Salah satu kasus pembiayaan syariah ilegal di sektor properti yang sedang viral saat ini adalah penipuan yang melibatkan sindikat yang menjual rumah syariah fiktif. Sindikat ini mengklaim menawarkan rumah tanpa bunga dan tanpa keterlibatan bank, namun tidak memenuhi janji pembangunan. Ribuan korban tertipu dengan membayar sejumlah uang, tetapi rumah yang dijanjikan tidak pernah terbangun. Kasus ini mengakibatkan kerugian besar dengan total mencapai miliaran rupiah dan melibatkan lebih dari 3.600 korban.
kaidah hukum terkait kasus tersebut meliputi:
1.Kaidah Hukum Perdata
Dalam konteks hukum perdata, kasus ini menyangkut wanprestasi (ingkar janji) dan bperbuatan melawan hukum oleh pengembang, di mana pengembang gagal memenuhi kewajibannya kepada konsumen sesuai kontrak. Beberapa aspek yang bisa dikaitkan dengan kaidah hukum perdata adalah:
- Pasal 1320 KUH Perdata: Syarat sahnya perjanjian, yang meliputi kesepakatan, kecakapan, suatu hal tertentu, dan sebab yang halal. Jika pengembang tidak memenuhi kewajiban, ada unsur wanprestasi.
- Pasal 1365 KUH Perdata: Tentang perbuatan melawan hukum, di mana tindakan pengembang yang menipu konsumen bisa dikategorikan sebagai perbuatan melawan hukum yang merugikan orang lain.
- Ganti rugi: Konsumen yang dirugikan berhak meminta ganti rugi atas kerugian yang diderita akibat wanprestasi dari pihak pengembang.
Kaidah Hukum Pidana
2.Kaidah Hukum Pidana
Kasus ini juga dapat dikaitkan dengan aspek hukum pidana, terutama terkait dengan tindakan penipuan dan penggelapan.
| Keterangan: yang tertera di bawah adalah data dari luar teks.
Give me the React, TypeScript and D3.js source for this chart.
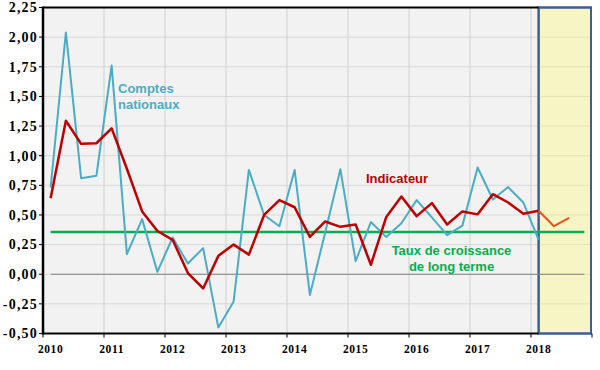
import React from "react";
import * as d3 from "d3";

const years = ["2010", "2011", "2012", "2013", "2014", "2015", "2016", "2017", "2018"];
const quarters = years.flatMap((y) => ["T1", "T2", "T3", "T4"].map((q) => `${y}${q}`));
const yTicks = [-0.5, -0.25, 0, 0.25, 0.5, 0.75, 1, 1.25, 1.5, 1.75, 2, 2.25];

const comptesNationaux = [
  0.73, 2.04, 0.81, 0.83, 1.76, 0.17, 0.465, 0.02, 0.31, 0.09, 0.22, -0.45, -0.23, 0.88, 0.5, 0.405,
  0.88, -0.175, 0.35, 0.885, 0.11, 0.44, 0.315, 0.43, 0.625, 0.48, 0.33, 0.41, 0.9, 0.63, 0.735, 0.605,
  0.29,
];
const indicateur = [
  0.64, 1.295, 1.1, 1.105, 1.23, 0.89, 0.53, 0.365, 0.29, 0.01, -0.12, 0.155, 0.25, 0.165, 0.5, 0.625,
  0.565, 0.315, 0.445, 0.4, 0.42, 0.08, 0.48, 0.655, 0.49, 0.6, 0.42, 0.53, 0.505, 0.675, 0.605, 0.51,
  0.535,
];
const prevision = [0.535, 0.405, 0.475];
const prevStart = 32;
const tauxLongTerme = 0.357;

const fmt = (v: number) => v.toFixed(2).replace(".", ",");

export default function App() {
  const W = 600, H = 370;
  const left = 43, right = 592, top = 7.5, bottom = 333.5;
  const x = d3.scaleBand<string>().domain(quarters).range([left, right]).padding(0);
  const cx = (i: number) => (x(quarters[i]) as number) + x.bandwidth() / 2;
  const y = d3.scaleLinear().domain([-0.5, 2.25]).range([bottom, top]);
  const line = d3.line<[number, number]>().x((d) => d[0]).y((d) => d[1]);
  const pts = (arr: number[], start = 0) => arr.map((v, i) => [cx(i + start), y(v)] as [number, number]);
  const boxX = cx(prevStart);
  const lastI = quarters.length - 1;
  const yearTickX = years.map((yr) => x(`${yr}T1`) as number);

  return (
    <svg width={W} height={H} style={{ position: "absolute", left: 0, top: 0, background: "#fff" }}>
      <rect x={left} y={top} width={boxX - left} height={bottom - top} fill="#f2f2f2" />
      {yTicks.map((t) => (
        <line key={t} x1={left} x2={boxX} y1={y(t)} y2={y(t)} stroke="#d9d9d9" strokeWidth={1} />
      ))}
      {yearTickX.slice(1).map((xx, i) => (
        <line key={i} x1={xx} x2={xx} y1={top} y2={bottom} stroke="#d0d0d0" strokeWidth={1} />
      ))}
      <rect x={boxX} y={top} width={right - 1 - boxX} height={bottom - top} fill="#f7f5c4" stroke="#3d5f8f" strokeWidth={2} />
      {yTicks.map((t) => (
        <line key={"b" + t} x1={boxX} x2={right - 1} y1={y(t)} y2={y(t)} stroke="#e6e2b0" strokeWidth={1} />
      ))}
      <rect x={boxX} y={top} width={right - 1 - boxX} height={bottom - top} fill="none" stroke="#3d5f8f" strokeWidth={2} />
      <line x1={cx(0)} x2={cx(lastI)} y1={y(0)} y2={y(0)} stroke="#808080" strokeWidth={1.2} />
      <line x1={cx(0)} x2={cx(lastI)} y1={y(tauxLongTerme)} y2={y(tauxLongTerme)} stroke="#00b050" strokeWidth={2.5} />
      <path d={line(pts(comptesNationaux)) as string} fill="none" stroke="#4bacc6" strokeWidth={2} strokeLinejoin="round" />
      <path d={line(pts(indicateur)) as string} fill="none" stroke="#c00000" strokeWidth={2.5} strokeLinejoin="round" />
      <path d={line(pts(prevision, prevStart)) as string} fill="none" stroke="#e4531e" strokeWidth={2} strokeLinejoin="round" />
      {/* axes */}
      <line x1={left} x2={boxX} y1={top} y2={top} stroke="#000" strokeWidth={2} />
      <line x1={left} x2={left} y1={top - 1} y2={bottom + 1} stroke="#000" strokeWidth={2.5} />
      <line x1={left} x2={boxX} y1={bottom} y2={bottom} stroke="#000" strokeWidth={2} />
      {yTicks.map((t) => (
        <line key={"t" + t} x1={left - 4} x2={left} y1={y(t)} y2={y(t)} stroke="#000" strokeWidth={1} />
      ))}
      {yearTickX.concat([right]).map((xx, i) => (
        <line key={"xt" + i} x1={xx} x2={xx} y1={bottom} y2={bottom + 4} stroke="#000" strokeWidth={1} />
      ))}
      {yTicks.map((t) => (
        <text key={"l" + t} x={38} y={y(t)} dy="0.35em" textAnchor="end" fontFamily="Liberation Serif" fontWeight="bold" fontSize={14} letterSpacing={1.2} fill="#000">
          {fmt(t)}
        </text>
      ))}
      {years.map((yr) => (
        <text key={"y" + yr} x={cx(quarters.indexOf(`${yr}T1`))} y={353} textAnchor="middle" fontFamily="Liberation Serif" fontWeight="bold" fontSize={11.5} letterSpacing={0.6} fill="#000">
          {yr}
        </text>
      ))}
      <g fontFamily="Liberation Sans" fontWeight="bold" fontSize={13}>
        <text x={118} y={93} fill="#4bacc6">Comptes</text>
        <text x={118} y={108.5} fill="#4bacc6">nationaux</text>
        <text x={366} y={183} fill="#c00000">Indicateur</text>
        <text x={451.5} y={255} fill="#00b050" textAnchor="middle">Taux de croissance</text>
        <text x={451.5} y={270.5} fill="#00b050" textAnchor="middle">de long terme</text>
      </g>
    </svg>
  );
}
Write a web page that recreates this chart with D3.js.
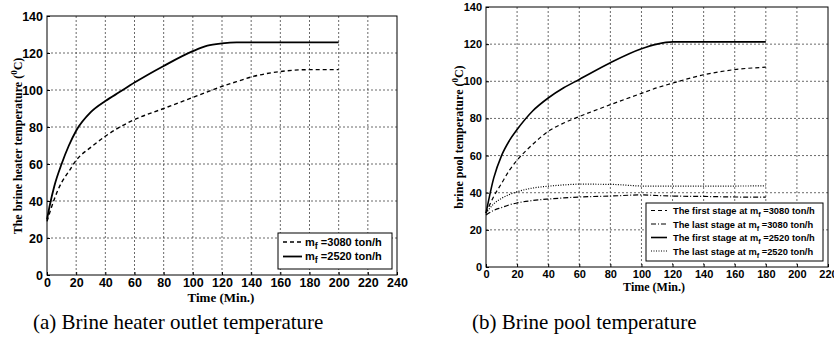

Beberapa pasal yang dapat diterapkan dalam KUHP (Kitab Undang-Undang Hukum Pidana) adalah:
- Pasal 378 KUHP: Tentang penipuan di mana pelaku dengan sengaja memberikan informasi palsu dan menipu korban dengan janji-janji palsu mengenai rumah yang tidak pernah ada.
- Pasal 372 KUHP: Tentang penggelapan, di mana pelaku menggunakan dana yang sudah diterima dari korban tetapi tidak digunakan untuk pembangunan properti yang dijanjikan.
- Pasal 55 dan 56 KUHP: Tentang penyertaan dalam tindak pidana, yang dapat menjerat pihak-pihak lain yang turut membantu atau mendukung sindikat penipuan.